Material.
START

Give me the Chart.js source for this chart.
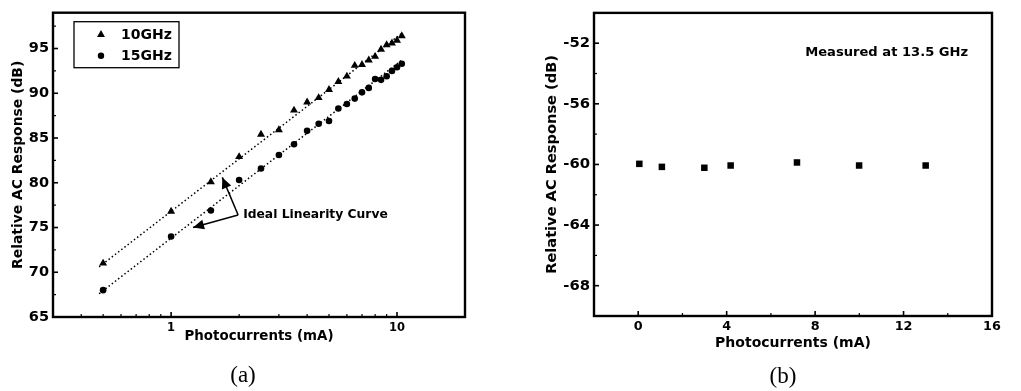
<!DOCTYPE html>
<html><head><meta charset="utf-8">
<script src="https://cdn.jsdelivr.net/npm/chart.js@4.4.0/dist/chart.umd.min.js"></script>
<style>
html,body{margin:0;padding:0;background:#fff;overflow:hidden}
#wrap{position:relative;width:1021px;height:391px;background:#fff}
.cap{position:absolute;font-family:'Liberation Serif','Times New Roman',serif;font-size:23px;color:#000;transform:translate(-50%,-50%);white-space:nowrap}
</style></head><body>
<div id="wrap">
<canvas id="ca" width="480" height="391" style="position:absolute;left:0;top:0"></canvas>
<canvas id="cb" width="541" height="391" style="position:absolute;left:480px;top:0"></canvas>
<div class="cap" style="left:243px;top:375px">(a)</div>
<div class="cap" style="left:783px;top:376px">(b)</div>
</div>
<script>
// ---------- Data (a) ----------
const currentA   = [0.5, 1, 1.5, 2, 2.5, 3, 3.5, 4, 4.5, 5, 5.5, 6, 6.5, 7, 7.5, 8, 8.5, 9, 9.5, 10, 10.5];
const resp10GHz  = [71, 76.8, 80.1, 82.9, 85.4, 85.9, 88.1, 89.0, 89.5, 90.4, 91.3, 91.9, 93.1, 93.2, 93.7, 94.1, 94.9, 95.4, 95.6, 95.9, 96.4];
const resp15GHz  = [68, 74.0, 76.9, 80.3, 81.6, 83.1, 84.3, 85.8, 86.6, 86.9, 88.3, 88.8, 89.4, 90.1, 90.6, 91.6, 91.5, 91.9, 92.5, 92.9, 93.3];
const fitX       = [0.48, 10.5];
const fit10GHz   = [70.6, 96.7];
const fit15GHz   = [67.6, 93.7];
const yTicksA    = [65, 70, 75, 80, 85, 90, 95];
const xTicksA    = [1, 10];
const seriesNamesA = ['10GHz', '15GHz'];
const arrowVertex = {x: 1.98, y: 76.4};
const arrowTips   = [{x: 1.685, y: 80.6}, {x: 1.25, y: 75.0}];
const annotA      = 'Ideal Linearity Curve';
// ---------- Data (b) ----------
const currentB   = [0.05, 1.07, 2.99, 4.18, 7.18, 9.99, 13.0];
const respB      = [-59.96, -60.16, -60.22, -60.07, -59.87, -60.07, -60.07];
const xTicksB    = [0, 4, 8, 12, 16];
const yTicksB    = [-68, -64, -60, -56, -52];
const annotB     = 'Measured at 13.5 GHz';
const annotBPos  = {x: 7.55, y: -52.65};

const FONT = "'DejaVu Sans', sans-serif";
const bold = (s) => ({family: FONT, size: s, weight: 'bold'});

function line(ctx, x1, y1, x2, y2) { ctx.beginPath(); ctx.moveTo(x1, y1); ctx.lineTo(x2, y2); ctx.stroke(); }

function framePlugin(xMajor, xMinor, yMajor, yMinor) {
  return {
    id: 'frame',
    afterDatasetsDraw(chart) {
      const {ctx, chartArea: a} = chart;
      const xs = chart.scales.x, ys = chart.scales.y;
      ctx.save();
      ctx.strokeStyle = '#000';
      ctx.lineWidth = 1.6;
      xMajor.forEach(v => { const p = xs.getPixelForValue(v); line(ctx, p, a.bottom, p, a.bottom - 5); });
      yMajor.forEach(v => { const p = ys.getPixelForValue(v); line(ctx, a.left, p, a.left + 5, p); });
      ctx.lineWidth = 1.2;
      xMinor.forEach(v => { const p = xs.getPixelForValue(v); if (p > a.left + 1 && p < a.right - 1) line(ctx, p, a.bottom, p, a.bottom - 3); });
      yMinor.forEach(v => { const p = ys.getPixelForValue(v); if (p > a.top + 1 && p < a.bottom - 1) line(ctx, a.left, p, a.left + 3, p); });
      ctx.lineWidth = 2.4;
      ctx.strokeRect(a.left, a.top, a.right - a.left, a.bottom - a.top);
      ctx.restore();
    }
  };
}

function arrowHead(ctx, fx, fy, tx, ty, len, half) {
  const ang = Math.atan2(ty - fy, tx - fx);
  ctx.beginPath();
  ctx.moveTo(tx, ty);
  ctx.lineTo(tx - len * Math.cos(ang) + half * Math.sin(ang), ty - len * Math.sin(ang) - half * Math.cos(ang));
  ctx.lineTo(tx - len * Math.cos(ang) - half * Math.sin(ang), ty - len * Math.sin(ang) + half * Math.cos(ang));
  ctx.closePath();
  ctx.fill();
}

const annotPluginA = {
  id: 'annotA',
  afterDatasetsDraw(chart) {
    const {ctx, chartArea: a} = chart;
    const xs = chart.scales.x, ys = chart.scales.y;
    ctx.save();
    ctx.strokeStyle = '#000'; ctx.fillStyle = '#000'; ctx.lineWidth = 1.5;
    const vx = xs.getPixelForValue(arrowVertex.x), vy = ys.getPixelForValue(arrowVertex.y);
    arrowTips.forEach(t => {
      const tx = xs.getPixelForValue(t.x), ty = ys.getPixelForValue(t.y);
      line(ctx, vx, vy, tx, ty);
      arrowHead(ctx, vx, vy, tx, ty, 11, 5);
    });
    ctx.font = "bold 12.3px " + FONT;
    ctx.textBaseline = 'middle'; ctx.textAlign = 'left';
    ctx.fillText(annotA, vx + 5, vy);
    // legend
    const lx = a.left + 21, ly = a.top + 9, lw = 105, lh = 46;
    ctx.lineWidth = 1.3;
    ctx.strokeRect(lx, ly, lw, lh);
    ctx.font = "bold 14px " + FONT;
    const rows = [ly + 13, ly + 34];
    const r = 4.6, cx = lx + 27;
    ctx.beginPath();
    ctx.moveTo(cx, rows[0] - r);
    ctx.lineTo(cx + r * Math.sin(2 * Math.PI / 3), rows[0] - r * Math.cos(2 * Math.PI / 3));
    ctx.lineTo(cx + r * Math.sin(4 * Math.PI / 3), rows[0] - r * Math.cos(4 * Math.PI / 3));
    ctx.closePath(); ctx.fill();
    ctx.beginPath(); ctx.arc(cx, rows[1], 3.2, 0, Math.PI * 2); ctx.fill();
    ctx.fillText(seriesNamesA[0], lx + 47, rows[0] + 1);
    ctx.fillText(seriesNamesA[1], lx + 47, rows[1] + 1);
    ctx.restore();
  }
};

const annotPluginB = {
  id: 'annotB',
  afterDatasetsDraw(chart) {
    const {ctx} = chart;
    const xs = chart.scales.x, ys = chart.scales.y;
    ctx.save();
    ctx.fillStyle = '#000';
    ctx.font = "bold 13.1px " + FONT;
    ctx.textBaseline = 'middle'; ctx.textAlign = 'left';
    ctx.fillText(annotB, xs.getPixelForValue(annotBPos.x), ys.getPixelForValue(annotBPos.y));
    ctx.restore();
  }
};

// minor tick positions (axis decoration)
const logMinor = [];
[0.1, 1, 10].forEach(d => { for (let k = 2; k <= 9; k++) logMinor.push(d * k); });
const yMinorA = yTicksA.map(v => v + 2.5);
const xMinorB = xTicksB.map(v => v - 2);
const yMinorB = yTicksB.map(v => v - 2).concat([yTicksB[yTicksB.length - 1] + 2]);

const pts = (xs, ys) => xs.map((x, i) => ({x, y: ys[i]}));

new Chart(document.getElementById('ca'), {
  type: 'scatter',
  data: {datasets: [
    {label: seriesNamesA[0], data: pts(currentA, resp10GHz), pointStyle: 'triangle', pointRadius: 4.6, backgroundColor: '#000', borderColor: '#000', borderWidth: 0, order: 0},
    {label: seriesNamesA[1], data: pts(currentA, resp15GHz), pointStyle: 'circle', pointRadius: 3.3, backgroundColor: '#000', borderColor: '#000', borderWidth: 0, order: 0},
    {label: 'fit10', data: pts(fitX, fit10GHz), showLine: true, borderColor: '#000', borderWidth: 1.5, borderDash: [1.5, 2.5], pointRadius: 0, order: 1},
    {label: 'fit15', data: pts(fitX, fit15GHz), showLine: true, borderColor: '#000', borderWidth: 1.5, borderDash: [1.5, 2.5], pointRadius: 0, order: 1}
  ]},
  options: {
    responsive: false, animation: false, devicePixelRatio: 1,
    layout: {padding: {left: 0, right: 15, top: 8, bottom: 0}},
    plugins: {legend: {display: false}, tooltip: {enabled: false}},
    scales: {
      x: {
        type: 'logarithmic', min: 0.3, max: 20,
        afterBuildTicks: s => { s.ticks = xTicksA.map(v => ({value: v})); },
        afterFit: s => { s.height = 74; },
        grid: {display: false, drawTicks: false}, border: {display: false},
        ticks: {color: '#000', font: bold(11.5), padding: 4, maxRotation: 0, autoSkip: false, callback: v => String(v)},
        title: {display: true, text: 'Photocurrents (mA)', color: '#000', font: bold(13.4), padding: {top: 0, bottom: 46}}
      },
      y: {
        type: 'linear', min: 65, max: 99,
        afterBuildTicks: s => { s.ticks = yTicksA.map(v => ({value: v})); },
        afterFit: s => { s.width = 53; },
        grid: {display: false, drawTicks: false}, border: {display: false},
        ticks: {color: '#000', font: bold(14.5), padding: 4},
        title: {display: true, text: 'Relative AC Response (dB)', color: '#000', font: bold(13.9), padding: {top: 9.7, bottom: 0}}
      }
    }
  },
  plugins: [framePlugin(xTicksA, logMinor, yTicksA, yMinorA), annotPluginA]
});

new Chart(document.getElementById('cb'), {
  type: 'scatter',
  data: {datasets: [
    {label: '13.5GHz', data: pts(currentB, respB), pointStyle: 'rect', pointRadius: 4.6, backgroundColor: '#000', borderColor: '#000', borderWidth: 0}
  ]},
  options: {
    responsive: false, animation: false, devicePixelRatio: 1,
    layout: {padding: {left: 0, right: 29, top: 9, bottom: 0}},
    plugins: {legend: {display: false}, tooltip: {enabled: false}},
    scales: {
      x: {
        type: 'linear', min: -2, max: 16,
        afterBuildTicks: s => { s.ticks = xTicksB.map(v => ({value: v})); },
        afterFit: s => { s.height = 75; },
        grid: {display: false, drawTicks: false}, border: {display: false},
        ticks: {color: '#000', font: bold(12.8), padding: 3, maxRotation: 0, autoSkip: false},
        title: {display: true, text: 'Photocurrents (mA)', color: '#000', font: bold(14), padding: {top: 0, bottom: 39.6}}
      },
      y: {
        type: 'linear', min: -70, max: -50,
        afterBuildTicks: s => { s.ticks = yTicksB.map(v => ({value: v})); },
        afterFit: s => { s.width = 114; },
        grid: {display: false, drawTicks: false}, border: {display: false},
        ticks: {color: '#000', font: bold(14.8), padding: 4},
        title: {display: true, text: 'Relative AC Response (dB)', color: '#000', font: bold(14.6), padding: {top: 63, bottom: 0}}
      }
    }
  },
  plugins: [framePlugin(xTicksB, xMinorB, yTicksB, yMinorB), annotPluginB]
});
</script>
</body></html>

END

The request.
Copy nothing but the lines from the first one in the listing through the line with "function line(ctx, x1, y1, x2, y2)", and omit the pictures.

Final result.
Give me the Chart.js source for this chart.
<!DOCTYPE html>
<html><head><meta charset="utf-8">
<script src="https://cdn.jsdelivr.net/npm/chart.js@4.4.0/dist/chart.umd.min.js"></script>
<style>
html,body{margin:0;padding:0;background:#fff;overflow:hidden}
#wrap{position:relative;width:1021px;height:391px;background:#fff}
.cap{position:absolute;font-family:'Liberation Serif','Times New Roman',serif;font-size:23px;color:#000;transform:translate(-50%,-50%);white-space:nowrap}
</style></head><body>
<div id="wrap">
<canvas id="ca" width="480" height="391" style="position:absolute;left:0;top:0"></canvas>
<canvas id="cb" width="541" height="391" style="position:absolute;left:480px;top:0"></canvas>
<div class="cap" style="left:243px;top:375px">(a)</div>
<div class="cap" style="left:783px;top:376px">(b)</div>
</div>
<script>
// ---------- Data (a) ----------
const currentA   = [0.5, 1, 1.5, 2, 2.5, 3, 3.5, 4, 4.5, 5, 5.5, 6, 6.5, 7, 7.5, 8, 8.5, 9, 9.5, 10, 10.5];
const resp10GHz  = [71, 76.8, 80.1, 82.9, 85.4, 85.9, 88.1, 89.0, 89.5, 90.4, 91.3, 91.9, 93.1, 93.2, 93.7, 94.1, 94.9, 95.4, 95.6, 95.9, 96.4];
const resp15GHz  = [68, 74.0, 76.9, 80.3, 81.6, 83.1, 84.3, 85.8, 86.6, 86.9, 88.3, 88.8, 89.4, 90.1, 90.6, 91.6, 91.5, 91.9, 92.5, 92.9, 93.3];
const fitX       = [0.48, 10.5];
const fit10GHz   = [70.6, 96.7];
const fit15GHz   = [67.6, 93.7];
const yTicksA    = [65, 70, 75, 80, 85, 90, 95];
const xTicksA    = [1, 10];
const seriesNamesA = ['10GHz', '15GHz'];
const arrowVertex = {x: 1.98, y: 76.4};
const arrowTips   = [{x: 1.685, y: 80.6}, {x: 1.25, y: 75.0}];
const annotA      = 'Ideal Linearity Curve';
// ---------- Data (b) ----------
const currentB   = [0.05, 1.07, 2.99, 4.18, 7.18, 9.99, 13.0];
const respB      = [-59.96, -60.16, -60.22, -60.07, -59.87, -60.07, -60.07];
const xTicksB    = [0, 4, 8, 12, 16];
const yTicksB    = [-68, -64, -60, -56, -52];
const annotB     = 'Measured at 13.5 GHz';
const annotBPos  = {x: 7.55, y: -52.65};

const FONT = "'DejaVu Sans', sans-serif";
const bold = (s) => ({family: FONT, size: s, weight: 'bold'});

function line(ctx, x1, y1, x2, y2) { ctx.beginPath(); ctx.moveTo(x1, y1); ctx.lineTo(x2, y2); ctx.stroke(); }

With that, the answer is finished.